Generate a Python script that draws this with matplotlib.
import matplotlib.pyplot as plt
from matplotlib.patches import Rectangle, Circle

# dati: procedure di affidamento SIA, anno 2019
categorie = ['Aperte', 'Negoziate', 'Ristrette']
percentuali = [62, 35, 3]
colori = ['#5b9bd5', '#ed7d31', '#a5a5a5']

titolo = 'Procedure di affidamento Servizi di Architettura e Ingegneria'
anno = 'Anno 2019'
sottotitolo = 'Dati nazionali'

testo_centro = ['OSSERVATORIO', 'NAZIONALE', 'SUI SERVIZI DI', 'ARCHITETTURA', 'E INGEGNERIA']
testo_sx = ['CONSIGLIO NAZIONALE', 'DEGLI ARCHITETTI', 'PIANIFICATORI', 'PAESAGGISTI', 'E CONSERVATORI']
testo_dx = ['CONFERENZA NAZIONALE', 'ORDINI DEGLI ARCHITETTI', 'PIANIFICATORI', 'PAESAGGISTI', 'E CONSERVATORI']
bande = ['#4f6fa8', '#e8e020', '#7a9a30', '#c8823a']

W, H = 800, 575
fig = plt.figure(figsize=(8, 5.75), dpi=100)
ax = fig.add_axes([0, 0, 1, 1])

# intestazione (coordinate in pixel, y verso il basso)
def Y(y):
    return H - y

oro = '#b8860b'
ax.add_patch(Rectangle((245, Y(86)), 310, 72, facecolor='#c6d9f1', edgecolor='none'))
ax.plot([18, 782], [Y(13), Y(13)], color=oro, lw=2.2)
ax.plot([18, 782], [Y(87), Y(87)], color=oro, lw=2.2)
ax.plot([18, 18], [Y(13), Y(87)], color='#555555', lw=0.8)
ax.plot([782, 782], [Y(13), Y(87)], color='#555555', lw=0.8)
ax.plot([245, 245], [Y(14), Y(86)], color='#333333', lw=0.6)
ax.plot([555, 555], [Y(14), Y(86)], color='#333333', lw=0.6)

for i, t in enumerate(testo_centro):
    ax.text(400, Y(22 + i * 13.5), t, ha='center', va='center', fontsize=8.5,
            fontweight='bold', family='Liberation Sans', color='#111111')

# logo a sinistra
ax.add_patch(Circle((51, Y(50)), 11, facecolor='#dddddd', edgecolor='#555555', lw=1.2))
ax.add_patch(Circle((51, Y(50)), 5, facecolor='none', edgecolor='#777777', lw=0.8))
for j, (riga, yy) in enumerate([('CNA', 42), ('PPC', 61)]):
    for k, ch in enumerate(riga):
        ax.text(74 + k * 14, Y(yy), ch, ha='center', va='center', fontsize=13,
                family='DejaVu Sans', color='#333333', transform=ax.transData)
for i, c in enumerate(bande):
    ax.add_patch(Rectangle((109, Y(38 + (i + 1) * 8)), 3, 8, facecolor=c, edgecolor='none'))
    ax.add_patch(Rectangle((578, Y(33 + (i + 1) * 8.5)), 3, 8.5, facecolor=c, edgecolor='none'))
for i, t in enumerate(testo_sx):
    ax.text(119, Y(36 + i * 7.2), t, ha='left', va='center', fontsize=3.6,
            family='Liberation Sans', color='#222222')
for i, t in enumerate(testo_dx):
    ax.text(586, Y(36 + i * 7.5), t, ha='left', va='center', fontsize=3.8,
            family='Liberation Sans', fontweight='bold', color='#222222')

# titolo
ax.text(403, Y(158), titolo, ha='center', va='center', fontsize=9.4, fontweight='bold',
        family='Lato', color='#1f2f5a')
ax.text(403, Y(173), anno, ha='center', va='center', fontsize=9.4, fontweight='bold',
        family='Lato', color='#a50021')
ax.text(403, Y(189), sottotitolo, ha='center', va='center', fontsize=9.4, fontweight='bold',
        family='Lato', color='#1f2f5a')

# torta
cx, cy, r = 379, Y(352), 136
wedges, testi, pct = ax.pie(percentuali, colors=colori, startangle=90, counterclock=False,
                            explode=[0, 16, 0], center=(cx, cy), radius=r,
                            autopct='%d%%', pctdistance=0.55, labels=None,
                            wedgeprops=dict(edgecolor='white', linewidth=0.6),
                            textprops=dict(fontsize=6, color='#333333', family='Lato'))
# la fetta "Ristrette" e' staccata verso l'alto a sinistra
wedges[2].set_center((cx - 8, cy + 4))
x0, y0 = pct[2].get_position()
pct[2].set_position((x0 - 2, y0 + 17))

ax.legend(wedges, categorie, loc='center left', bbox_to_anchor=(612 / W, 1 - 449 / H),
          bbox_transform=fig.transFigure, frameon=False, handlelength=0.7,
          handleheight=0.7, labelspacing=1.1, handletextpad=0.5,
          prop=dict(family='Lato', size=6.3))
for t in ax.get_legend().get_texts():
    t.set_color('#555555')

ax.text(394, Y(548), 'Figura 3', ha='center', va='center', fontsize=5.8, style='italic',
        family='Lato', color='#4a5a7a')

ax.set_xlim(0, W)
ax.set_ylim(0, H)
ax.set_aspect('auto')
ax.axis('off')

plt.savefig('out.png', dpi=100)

_SET TASK_. Of the lines in the listing above, how many hold the string "matplotlib"? Reply with the number only.

_RESPONSE TO THE TASK_. 3